“La política fue en principio el arte de impedir a la gente meterse en lo que le importaba. En una época posterior, agregósele el arte de comprometer a la gente a decidir sobre lo que no entiende”. Así de crudo lo expuso hace más de un siglo el escritor francés Paul Valéry. Por mucho que pueda parecer demasiado cínico, lo cierto es que en política es fundamental el grado de información de los ciudadanos sobre las materias que van a determinar su participación política.
Quizá por eso son tan complejas las relaciones entre política y periodismo, alguna vez apuntadas en este blog, y por eso provienen desde tiempos inmemoriales las presiones de la primera sobre el segundo y sus intentos de controlarlo. Esta relación de amor-odio se puede hacer también extensible al binomio política-ciencia, ya que esta última disciplina es también de capital importancia para la primera.
Qué mejor aval para una determinada política que el respetado beneplácito de la ciencia para respaldarla. Y qué mejor forma de obtener apoyos para decisiones políticas controvertidas que pretender el aplauso de los científicos, bien sea real o manipulado. No faltan ejemplos recientes de este último caso, sobre todo durante la presidencia de George W. Bush, como los recortes o incluso la alteración de la investigación sobre el cambio climático para hacerla coincidir con la posición oficial de la Casa Blanca.
La llegada de Obama a la presidencia prometía un giro radical en la relación entre política y ciencia, hasta el punto de que el propio presidente proclamó: “Nosotros tomamos decisiones científicas basadas en hechos, no en ideología”. Y acompañó la declaración de intenciones con pasos como levantar las restricciones de Bush a la investigación con células madre.
Pero su intención de hacer públicas en el plazo de cuatro meses unas pautas para aislar la investigación científica del rifirrafe político y basar las decisiones políticas en datos sólidos se ha ido retrasando progresivamente. Una demora reveladora de la dificultad de poner coto a una relación tan enmarañada como la de política y ciencia.
Ahora, año y medio después, la Casa Blanca ha hecho públicas unas pautas que plantean, entre otras cuestiones, que los científicos que trabajan para la Administración sean libres para hablar con la prensa y el público, que los organismos públicos tengan prohibido editar o suprimir informes de comités asesores independientes o que, cuando comuniquen un descubrimiento científico, lo acompañen de proyecciones optimistas y pesimistas relacionadas con éste.
Se trata sin duda de un paso, pero claramente insuficiente.

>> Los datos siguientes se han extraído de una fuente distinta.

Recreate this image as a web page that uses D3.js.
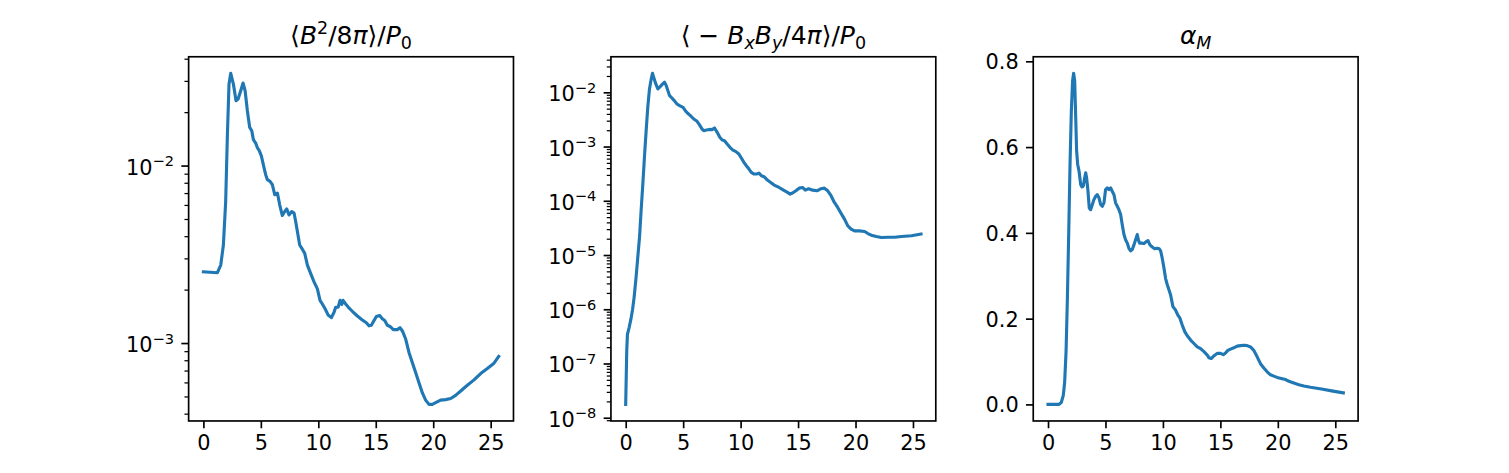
<!DOCTYPE html>
<html><head><meta charset="utf-8">
<script src="https://cdn.jsdelivr.net/npm/d3@7"></script>
<style>html,body{margin:0;padding:0;background:#fff;} svg{display:block;} text{font-family:"DejaVu Sans",sans-serif;fill:#000;}</style>
</head><body>
<svg id="chart" width="1509" height="473"></svg>
<script>
// ---------- data ----------
const t1 = [0,1.22,1.51,1.74,1.94,2.09,2.23,2.38,2.61,2.84,3.02,3.25,3.45,3.63,3.83,4.03,4.21,4.35,4.55,4.70,4.87,5.05,5.22,5.42,5.57,5.80,6.00,6.21,6.44,6.64,6.87,7.08,7.25,7.45,7.69,7.89,8.03,8.18,8.38,8.61,8.82,9.05,9.34,9.63,9.92,10.15,10.35,10.59,10.85,11.14,11.37,11.51,11.72,11.89,12.04,12.15,12.38,12.62,12.96,13.40,13.83,14.18,14.41,14.62,14.85,15.05,15.34,15.57,15.78,16.01,16.24,16.53,16.88,17.11,17.32,17.61,17.89,18.18,18.47,18.76,19.05,19.34,19.63,19.92,20.21,20.65,21.08,21.52,21.95,22.39,22.97,23.55,24.13,24.71,25.29,25.7];
const magPressure = [2.52e-3,2.49e-3,2.75e-3,3.57e-3,6.28e-3,0.0150,0.0288,0.0331,0.0288,0.0232,0.0237,0.0264,0.0292,0.0264,0.0203,0.0164,0.0157,0.0140,0.0134,0.0126,0.0121,0.0113,0.0101,8.89e-3,8.33e-3,8.15e-3,7.80e-3,6.85e-3,7.00e-3,6.01e-3,5.23e-3,5.51e-3,5.70e-3,5.27e-3,5.51e-3,5.40e-3,4.84e-3,4.25e-3,3.57e-3,3.38e-3,3.20e-3,2.75e-3,2.46e-3,2.21e-3,2.02e-3,1.74e-3,1.66e-3,1.56e-3,1.44e-3,1.39e-3,1.49e-3,1.59e-3,1.59e-3,1.74e-3,1.65e-3,1.74e-3,1.66e-3,1.59e-3,1.51e-3,1.42e-3,1.35e-3,1.30e-3,1.25e-3,1.26e-3,1.34e-3,1.41e-3,1.43e-3,1.37e-3,1.34e-3,1.26e-3,1.24e-3,1.19e-3,1.19e-3,1.22e-3,1.17e-3,1.05e-3,8.85e-4,7.77e-4,6.82e-4,5.98e-4,5.25e-4,4.77e-4,4.51e-4,4.51e-4,4.61e-4,4.77e-4,4.80e-4,4.87e-4,5.07e-4,5.37e-4,5.78e-4,6.20e-4,6.73e-4,7.18e-4,7.70e-4,8.40e-4];

const t2 = [0,0.09,0.15,0.30,0.45,0.60,0.73,0.90,1.05,1.20,1.34,1.49,1.63,1.78,1.92,2.07,2.22,2.33,2.48,2.62,2.80,3.00,3.21,3.38,3.53,3.67,3.82,4.02,4.23,4.46,4.69,4.99,5.19,5.39,5.63,5.92,6.21,6.41,6.65,6.79,7.03,7.29,7.52,7.73,7.96,8.19,8.40,8.60,8.83,9.07,9.33,9.56,9.85,10.06,10.29,10.50,10.73,10.93,11.17,11.40,11.60,11.81,12.04,12.33,12.62,12.92,13.35,13.73,14.08,14.31,14.52,14.81,15.10,15.39,15.63,15.92,16.27,16.65,17.00,17.29,17.58,17.87,18.16,18.45,18.75,19.04,19.33,19.62,19.91,20.35,20.79,21.08,21.37,21.81,22.24,22.83,23.41,23.99,24.87,25.7];
const maxwellStress = [1.76e-8,1.70e-7,3.45e-7,4.6e-7,6.5e-7,1.0e-6,1.64e-6,3.84e-6,8.99e-6,2.10e-5,6.53e-5,2.03e-4,6.31e-4,1.96e-3,5.28e-3,0.01153,0.0176,0.0224,0.0176,0.01426,0.01153,0.01273,0.01426,0.01531,0.01327,0.01074,8.68e-3,7.86e-3,7.02e-3,6.09e-3,5.67e-3,5.28e-3,4.59e-3,4.10e-3,3.71e-3,3.22e-3,2.92e-3,2.53e-3,2.10e-3,1.96e-3,2.02e-3,2.07e-3,2.05e-3,2.20e-3,1.83e-3,1.48e-3,1.32e-3,1.28e-3,1.11e-3,9.66e-4,8.62e-4,8.14e-4,7.28e-4,6.14e-4,5.11e-4,4.43e-4,3.85e-4,3.34e-4,3.11e-4,3.11e-4,3.24e-4,2.90e-4,2.78e-4,2.41e-4,2.18e-4,1.95e-4,1.76e-4,1.57e-4,1.43e-4,1.33e-4,1.39e-4,1.53e-4,1.71e-4,1.76e-4,1.57e-4,1.67e-4,1.57e-4,1.53e-4,1.67e-4,1.71e-4,1.53e-4,1.24e-4,9.31e-5,7.53e-5,5.84e-5,4.59e-5,3.45e-5,3.00e-5,2.79e-5,2.79e-5,2.72e-5,2.49e-5,2.32e-5,2.20e-5,2.10e-5,2.13e-5,2.13e-5,2.20e-5,2.26e-5,2.43e-5];

const t3 = [0,0.96,1.16,1.33,1.45,1.57,1.68,1.80,1.91,2.03,2.14,2.23,2.32,2.41,2.49,2.58,2.70,2.84,2.96,3.07,3.19,3.28,3.36,3.48,3.59,3.71,3.86,4.00,4.14,4.29,4.43,4.58,4.72,4.87,5.01,5.16,5.30,5.45,5.59,5.74,5.88,6.03,6.17,6.32,6.46,6.61,6.75,6.90,7.04,7.19,7.33,7.48,7.62,7.77,7.86,7.97,8.14,8.35,8.52,8.70,8.87,9.07,9.28,9.51,9.68,9.80,9.94,10.09,10.23,10.38,10.67,10.87,11.10,11.30,11.48,11.68,11.91,12.12,12.41,12.70,12.99,13.28,13.57,13.86,14.00,14.20,14.43,14.72,15.01,15.25,15.45,15.65,15.88,16.17,16.46,16.75,17.04,17.33,17.62,17.91,18.20,18.49,18.78,19.07,19.36,19.65,19.94,20.38,20.67,20.96,21.39,21.83,22.26,22.84,23.8,24.8,25.7];
const alphaM = [0,0,0.005,0.021,0.052,0.123,0.240,0.396,0.552,0.684,0.755,0.772,0.755,0.669,0.591,0.560,0.544,0.513,0.507,0.509,0.528,0.540,0.528,0.497,0.458,0.454,0.466,0.478,0.485,0.489,0.482,0.466,0.462,0.470,0.501,0.505,0.501,0.505,0.497,0.489,0.470,0.462,0.454,0.443,0.419,0.396,0.384,0.376,0.364,0.358,0.361,0.372,0.384,0.396,0.384,0.376,0.376,0.375,0.379,0.382,0.372,0.367,0.363,0.364,0.363,0.358,0.341,0.318,0.294,0.279,0.255,0.228,0.220,0.208,0.201,0.185,0.169,0.160,0.150,0.142,0.134,0.130,0.123,0.115,0.109,0.107,0.113,0.119,0.119,0.116,0.120,0.126,0.129,0.132,0.136,0.137,0.138,0.137,0.134,0.126,0.111,0.095,0.085,0.076,0.069,0.066,0.063,0.060,0.058,0.054,0.050,0.046,0.043,0.040,0.036,0.031,0.027];

const xTicks = [0,5,10,15,20,25];
const yTicks1 = [1e-3,1e-2];
const yTicks2 = [1e-8,1e-7,1e-6,1e-5,1e-4,1e-3,1e-2];
const yTicks3 = [0,0.2,0.4,0.6,0.8];

// titles: segments [text, style] style: i=italic, sup, sub, isub
const title1 = [["⟨",""],["B","i"],["2","sup"],["/8",""],["π","i"],["⟩/",""],["P","i"],["0","sub"]];
const title2 = [["⟨ − ",""],["B","i"],["x","isub"],["B","i"],["y","isub"],["/4",""],["π","i"],["⟩/",""],["P","i"],["0","sub"]];
const title3 = [["α","i"],["M","isub"]];

// ---------- layout ----------
const W = 1509, H = 473, pt = 150/72;
const figL = 0.125*W, figR = 0.9*W, axTop = H*(1-0.88), axBot = H*(1-0.11);
const axW = (figR-figL)/(3+2*0.3), gap = 0.3*axW;
const color = "#1f77b4";
const svg = d3.select("#chart");

function linDomain(v){const a=d3.min(v),b=d3.max(v),p=0.05*(b-a);return [a-p,b+p];}
function logDomain(v){const a=Math.log10(d3.min(v)),b=Math.log10(d3.max(v)),p=0.05*(b-a);return [Math.pow(10,a-p),Math.pow(10,b+p)];}

function richText(g, segs, x, y, size){
  const t = g.append("text").attr("x",x).attr("y",y).attr("text-anchor","middle").style("font-size",size+"px");
  let cur = 0;
  segs.forEach(([s,st])=>{
    let shift=0, fs=size, it=false;
    if(st==="i") it=true;
    if(st==="sup"){shift=-0.40*size; fs=0.7*size;}
    if(st==="sub"){shift=0.2*size; fs=0.7*size;}
    if(st==="isub"){shift=0.2*size; fs=0.7*size; it=true;}
    t.append("tspan").attr("dy",shift-cur).style("font-size",fs+"px").style("font-style",it?"italic":"normal").text(s);
    cur = shift;
  });
  return t;
}

function panel(i, xs, ys, isLog, majors, title){
  const left = figL + i*(axW+gap);
  const g = svg.append("g");
  const x = d3.scaleLinear().domain(linDomain(xs)).range([left, left+axW]);
  const y = (isLog? d3.scaleLog().domain(logDomain(ys)) : d3.scaleLinear().domain(linDomain(ys))).range([axBot, axTop]);
  const cid = "clip"+i;
  svg.append("clipPath").attr("id",cid).append("rect").attr("x",left).attr("y",axTop).attr("width",axW).attr("height",axBot-axTop);
  const pts = xs.map((v,k)=>[v, ys[k]]);
  g.append("path").datum(pts).attr("clip-path",`url(#${cid})`)
    .attr("d", d3.line().x(d=>x(d[0])).y(d=>y(d[1])))
    .attr("fill","none").attr("stroke",color).attr("stroke-width",1.5*pt)
    .attr("stroke-linejoin","round").attr("stroke-linecap","square");
  // frame
  g.append("rect").attr("x",left).attr("y",axTop).attr("width",axW).attr("height",axBot-axTop)
    .attr("fill","none").attr("stroke","#000").attr("stroke-width",0.8*pt);
  // x axis
  const xa = g.append("g").attr("transform",`translate(0,${axBot})`)
    .call(d3.axisBottom(x).tickValues(xTicks).tickFormat(d3.format("d")).tickSize(3.5*pt).tickPadding(3.5*pt));
  xa.select(".domain").remove();
  xa.selectAll("line").attr("stroke-width",0.8*pt);
  xa.selectAll("text").style("font-size",(10*pt)+"px").attr("font-family",null);
  // y axis
  if(!isLog){
    const ya = g.append("g").attr("transform",`translate(${left},0)`)
      .call(d3.axisLeft(y).tickValues(majors).tickFormat(d3.format(".1f")).tickSize(3.5*pt).tickPadding(3.5*pt));
    ya.select(".domain").remove();
    ya.selectAll("line").attr("stroke-width",0.8*pt);
    ya.selectAll("text").style("font-size",(10*pt)+"px").attr("font-family",null).attr("dy","0.36em");
  } else {
    const [d0,d1] = y.domain();
    const minors=[];
    for(let k=Math.floor(Math.log10(d0));k<=Math.ceil(Math.log10(d1));k++){
      for(let s=2;s<=9;s++){const v=s*Math.pow(10,k); if(v>=d0&&v<=d1) minors.push(v);}
    }
    const ym = g.append("g").attr("transform",`translate(${left},0)`)
      .call(d3.axisLeft(y).tickValues(minors).tickFormat("").tickSize(2*pt));
    ym.select(".domain").remove();
    ym.selectAll("line").attr("stroke-width",0.6*pt);
    const ya = g.append("g").attr("transform",`translate(${left},0)`)
      .call(d3.axisLeft(y).tickValues(majors).tickFormat("").tickSize(3.5*pt));
    ya.select(".domain").remove();
    ya.selectAll("line").attr("stroke-width",0.8*pt);
    const fs = 10*pt;
    majors.forEach(v=>{
      const e = Math.round(Math.log10(v));
      const t = g.append("text").attr("x", left-7*pt).attr("y", y(v)+0.43*fs)
        .attr("text-anchor","end").style("font-size",fs+"px");
      t.append("tspan").text("10");
      t.append("tspan").attr("dy",-0.40*fs).style("font-size",(0.7*fs)+"px").text("−"+Math.abs(e));
    });
  }
  richText(g, title, left+axW/2, axTop-6*pt, 12*pt);
}

panel(0, t1, magPressure, true, yTicks1, title1);
panel(1, t2, maxwellStress, true, yTicks2, title2);
panel(2, t3, alphaM, false, yTicks3, title3);
</script>
</body></html>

La serie de generalidades que aportan las pautas de la Casa Blanca no bastan en sí mismas para acotar las tentaciones que sin duda la política seguirá teniendo de utilizar la ciencia en su beneficio. Eso sí, es cierto que sientan unos principios mínimos para ir avanzando en la buena dirección. Pero la opinión pública debería exigir mayor concreción y mayor voluntad de hincar el diente a los puntos más delicados. Eso en Estados Unidos. En otras latitudes más cercanas, nos conformaríamos con que alguien simplemente se planteara regular el viejo romance entre política y ciencia.